The main cheese used is the soft Ecuadorian queso fresco. A good alternative if you can’t find it is mozzarella. Another thing to note is the achiote/annatto is a red food coloring derived from the seeds of the achiote tree, which is what gives the soup its peppery/nutty fragrance. It’s also a common ingredient in Caribbean and Mexican cooking. If you cannot find any, we suggest using paprika as an alternative.
As foodies, we tried to recreate an authentic locro de papa. Follow that link for the recipe.
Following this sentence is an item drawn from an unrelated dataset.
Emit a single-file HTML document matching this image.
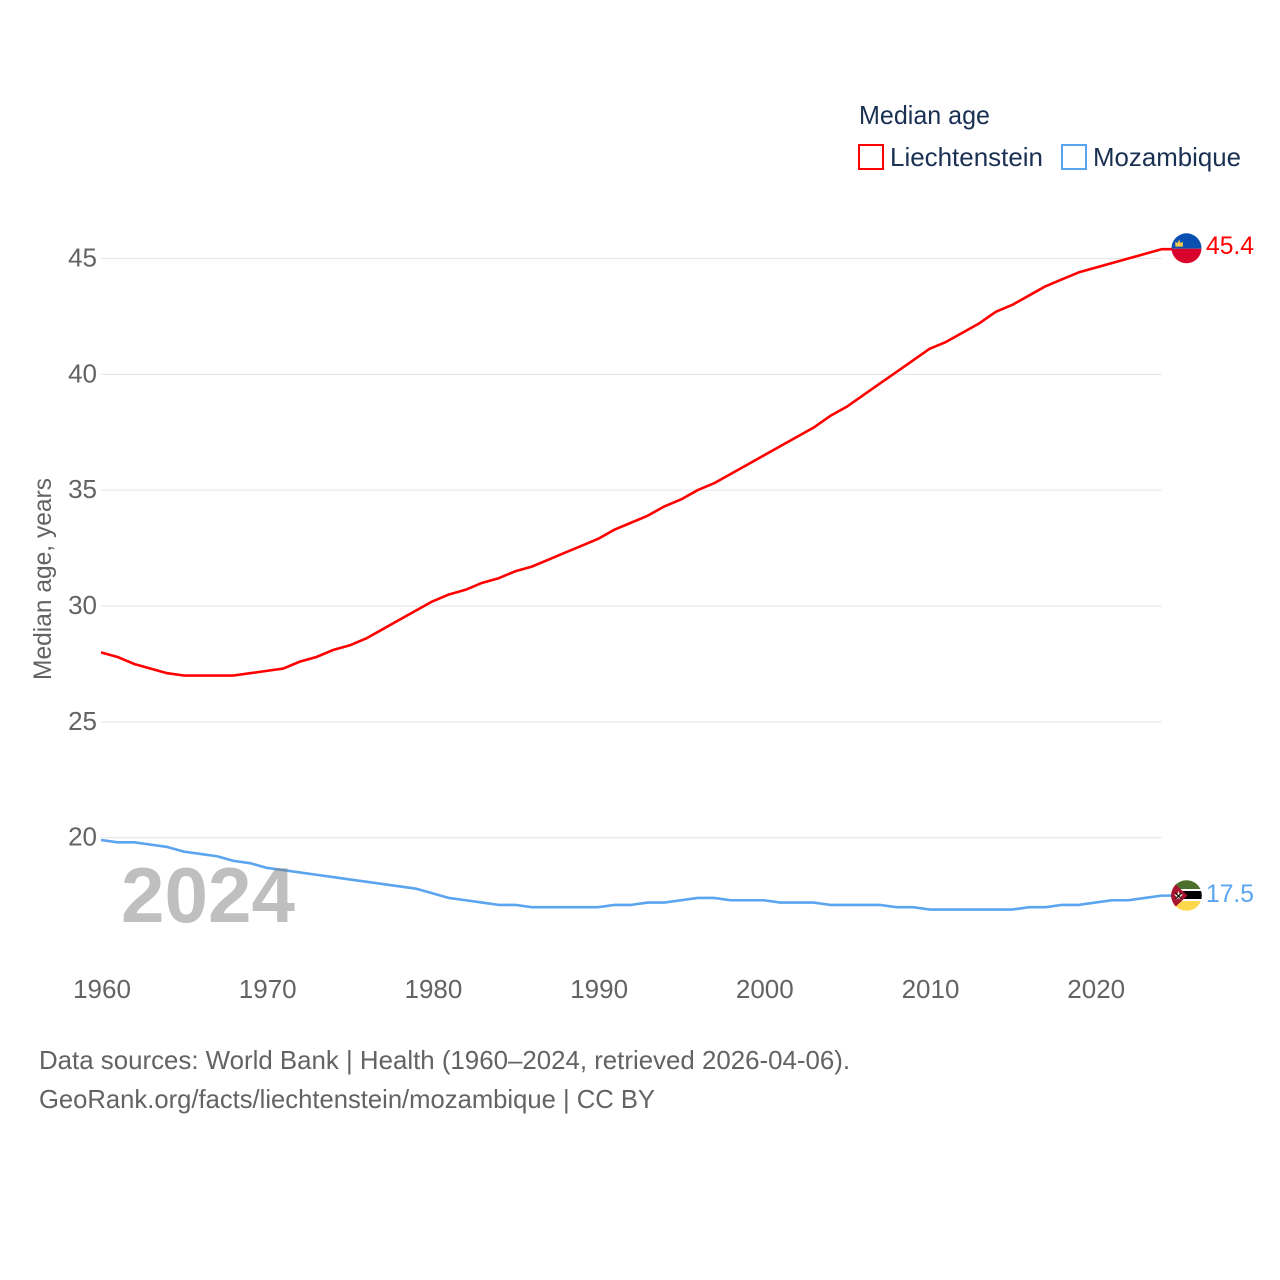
<!DOCTYPE html>
<html lang="en">
<head>
<meta charset="utf-8">
<title>Median age: Liechtenstein and Mozambique</title>
<style>
html,body{margin:0;padding:0;background:#fff;width:1280px;height:1280px;overflow:hidden}
svg{display:block;font-family:"Liberation Sans",sans-serif}
</style>
</head>
<body>
<svg id="chart" width="1280" height="1280" viewBox="0 0 1280 1280" xmlns="http://www.w3.org/2000/svg">
  <defs>
    <clipPath id="clip-li"><circle cx="1186.5" cy="248.3" r="15"/></clipPath>
    <clipPath id="clip-mz"><circle cx="1186.5" cy="895.5" r="15.300"/></clipPath>
  </defs>
  <g id="grid"></g>
  <g id="yticks"></g>
  <g id="xticks"></g>
  <text transform="translate(51,680) rotate(-90)" font-size="25" fill="#636363" textLength="202" lengthAdjust="spacingAndGlyphs">Median age, years</text>
  <g id="series"></g>
  <text x="121" y="922" font-size="78" font-weight="700" fill="#808080" fill-opacity="0.5" textLength="174" lengthAdjust="spacingAndGlyphs">2024</text>

  <g id="flag-li" clip-path="url(#clip-li)">
    <rect x="1171" y="233" width="31" height="15.700" fill="#0a50b0"/>
    <rect x="1171" y="248.700" width="31" height="15" fill="#d9042b"/>
    <path d="M1175.300 246.600v-4.800l2.300 1.300 1.500-3.500 1.500 3.500 2.300-1.300v4.800z" fill="#f0c850"/>
  </g>
  <g id="flag-mz" clip-path="url(#clip-mz)">
    <rect x="1171" y="880" width="31" height="31" fill="#ffffff"/>
    <rect x="1171" y="880" width="31" height="9" fill="#4d6f2c"/>
    <rect x="1171" y="891" width="31" height="8" fill="#000000"/>
    <rect x="1171" y="901" width="31" height="10" fill="#fdd84a"/>
    <path d="M1171 880L1187.500 895.500 1171 911z" fill="#a8132f"/>
    <path d="M1178.500 891l1.300 3.200 3.200.3-2.400 2.100.8 3.200-2.900-1.700-2.900 1.700.8-3.200-2.400-2.100 3.200-.3z" fill="#f5f0e0"/>
    <path d="M1175.500 893l6 6M1181.500 893l-6 6" stroke="#000" stroke-width="1.200" fill="none"/>
  </g>
  <text id="val-li" x="1206" y="254" font-size="25" fill="#ff0000" textLength="48" lengthAdjust="spacingAndGlyphs"></text>
  <text id="val-mz" x="1206" y="902" font-size="25" fill="#5ba4f0" textLength="48" lengthAdjust="spacingAndGlyphs"></text>

  <g>
    <text x="859" y="124" font-size="26" fill="#1a3052" textLength="131" lengthAdjust="spacingAndGlyphs">Median age</text>
    <g>
      <rect x="859" y="145" width="24" height="24" fill="#fff" stroke="#ff0000" stroke-width="2"/>
      <text x="890" y="166" font-size="26" fill="#1a3052" textLength="153" lengthAdjust="spacingAndGlyphs">Liechtenstein</text>
    </g>
    <g>
      <rect x="1062" y="145" width="24" height="24" fill="#fff" stroke="#5ba4f0" stroke-width="2"/>
      <text x="1093" y="166" font-size="26" fill="#1a3052" textLength="148" lengthAdjust="spacingAndGlyphs">Mozambique</text>
    </g>
  </g>
  <text x="39" y="1069" font-size="26" fill="#636363" textLength="811" lengthAdjust="spacingAndGlyphs">Data sources: World Bank | Health (1960–2024, retrieved 2026-04-06).</text>
  <text x="39" y="1108" font-size="26" fill="#636363" textLength="616" lengthAdjust="spacingAndGlyphs">GeoRank.org/facts/liechtenstein/mozambique | CC BY</text>
</svg>
<script>
const years = [1960,1961,1962,1963,1964,1965,1966,1967,1968,1969,1970,1971,1972,1973,1974,1975,1976,1977,1978,1979,1980,1981,1982,1983,1984,1985,1986,1987,1988,1989,1990,1991,1992,1993,1994,1995,1996,1997,1998,1999,2000,2001,2002,2003,2004,2005,2006,2007,2008,2009,2010,2011,2012,2013,2014,2015,2016,2017,2018,2019,2020,2021,2022,2023,2024];
const liechtenstein = [28.0,27.8,27.5,27.3,27.1,27.0,27.0,27.0,27.0,27.1,27.2,27.3,27.6,27.8,28.1,28.3,28.6,29.0,29.4,29.8,30.2,30.5,30.7,31.0,31.2,31.5,31.7,32.0,32.3,32.6,32.9,33.3,33.6,33.9,34.3,34.6,35.0,35.3,35.7,36.1,36.5,36.9,37.3,37.7,38.2,38.6,39.1,39.6,40.1,40.6,41.1,41.4,41.8,42.2,42.7,43.0,43.4,43.8,44.1,44.4,44.6,44.8,45.0,45.2,45.4];
const mozambique = [19.9,19.8,19.8,19.7,19.6,19.4,19.3,19.2,19.0,18.9,18.7,18.6,18.5,18.4,18.3,18.2,18.1,18.0,17.9,17.8,17.6,17.4,17.3,17.2,17.1,17.1,17.0,17.0,17.0,17.0,17.0,17.1,17.1,17.2,17.2,17.3,17.4,17.4,17.3,17.3,17.3,17.2,17.2,17.2,17.1,17.1,17.1,17.1,17.0,17.0,16.9,16.9,16.9,16.9,16.9,16.9,17.0,17.0,17.1,17.1,17.2,17.3,17.3,17.4,17.5];
const yTickValues = [20,25,30,35,40,45];
const xTickValues = [1960,1970,1980,1990,2000,2010,2020];

const NS = 'http://www.w3.org/2000/svg';
function xScale(year){ return 101 + (year - 1960) * (1161.5 - 101) / 64; }
function yScale(v){ return 837.7 - (v - 20) * (837.7 - 258.5) / 25; }

const grid = document.getElementById('grid');
const yticks = document.getElementById('yticks');
const xticks = document.getElementById('xticks');
const series = document.getElementById('series');

yTickValues.forEach(function(v){
  const line = document.createElementNS(NS,'line');
  
  
  line.setAttribute('x1', xScale(1960));
  line.setAttribute('x2', xScale(2024));
  line.setAttribute('y1', yScale(v));
  line.setAttribute('y2', yScale(v));
  line.setAttribute('stroke', '#e8e8e8');
  line.setAttribute('stroke-width', '1.2');
  grid.appendChild(line);

  const t = document.createElementNS(NS,'text');
  
  
  t.setAttribute('x', 97);
  t.setAttribute('y', yScale(v) + 8);
  t.setAttribute('text-anchor', 'end');
  t.setAttribute('font-size', '26');
  t.setAttribute('fill', '#636363');
  t.textContent = v;
  yticks.appendChild(t);
});

xTickValues.forEach(function(v){
  const t = document.createElementNS(NS,'text');
  
  
  t.setAttribute('x', xScale(v) + 1);
  t.setAttribute('y', 998);
  t.setAttribute('text-anchor', 'middle');
  t.setAttribute('font-size', '26');
  t.setAttribute('fill', '#636363');
  t.textContent = v;
  xticks.appendChild(t);
});

function drawSeries(values, color, name){
  const path = document.createElementNS(NS,'path');
  let d = values.map(function(v,i){
    return (i ? 'L' : 'M') + xScale(years[i]).toFixed(2) + ' ' + yScale(v).toFixed(2);
  }).join(' ');
  d += ' H1172';
  
  
  path.setAttribute('d', d);
  path.setAttribute('fill', 'none');
  path.setAttribute('stroke', color);
  path.setAttribute('stroke-width', '2.6');
  path.setAttribute('stroke-linejoin', 'round');
  series.appendChild(path);
}
drawSeries(liechtenstein, '#ff0000', 'liechtenstein');
drawSeries(mozambique, '#5ba4f0', 'mozambique');

const lastLi = liechtenstein[liechtenstein.length - 1];
const lastMz = mozambique[mozambique.length - 1];
function placeEnd(flagId, labelId, value, baseLabelY, baseValue){
  const dy = yScale(value) - yScale(baseValue);
  document.getElementById(flagId).setAttribute('transform', 'translate(0,' + dy + ')');
  document.getElementById(labelId).setAttribute('y', baseLabelY + dy);
  document.getElementById(labelId).textContent = value.toFixed(1);
}
placeEnd('flag-li', 'val-li', lastLi, 254, 45.4);
placeEnd('flag-mz', 'val-mz', lastMz, 902, 17.5);
</script>
</body>
</html>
Iskender Kabab From Turkey
By Ilke Baris from Turkish Foodie
In Turkey, “iskender kebab” is perhaps the most popular and beloved dish among the meat lovers. Originally from Bursa, it is also very popular with the tourists who have been to Turkey for several times. They, and even some of the first-time visitors will ask, “Where can I eat iskender kebab?” once they land in Turkey.
It is not the meat itself that produces the wow effect. It is the combination of tomato sauce, yogurt, pita bread, and sizzling butter combined with the thinly sliced lamb meat. The good news is; it is not that all that hard to prepare. You can make this magnificent meat dish at your home without any special equipment and make your household members’ faces smile, bringing back memories of their last Turkish visit.
Ingredients needed: lamb, onions, olive oil, red pepper flakes, oregano, salt, pepper, tomato paste, butter, pita bread, and natural yogurt.
See the full Iskender Kebab recipe here.
We hope you get to make and enjoy at least one of these. Other signature dishes that won’t take all day are pibimbap from Korea, green chicken curry from Thailand (if you buy the pre-made paste), dal makhani from northern India, dal bhat from Nepal, goulash from Hungary, empanadas from Argentina, or Moussaka from Greece.
What exotic dishes are you cooking up from around the world?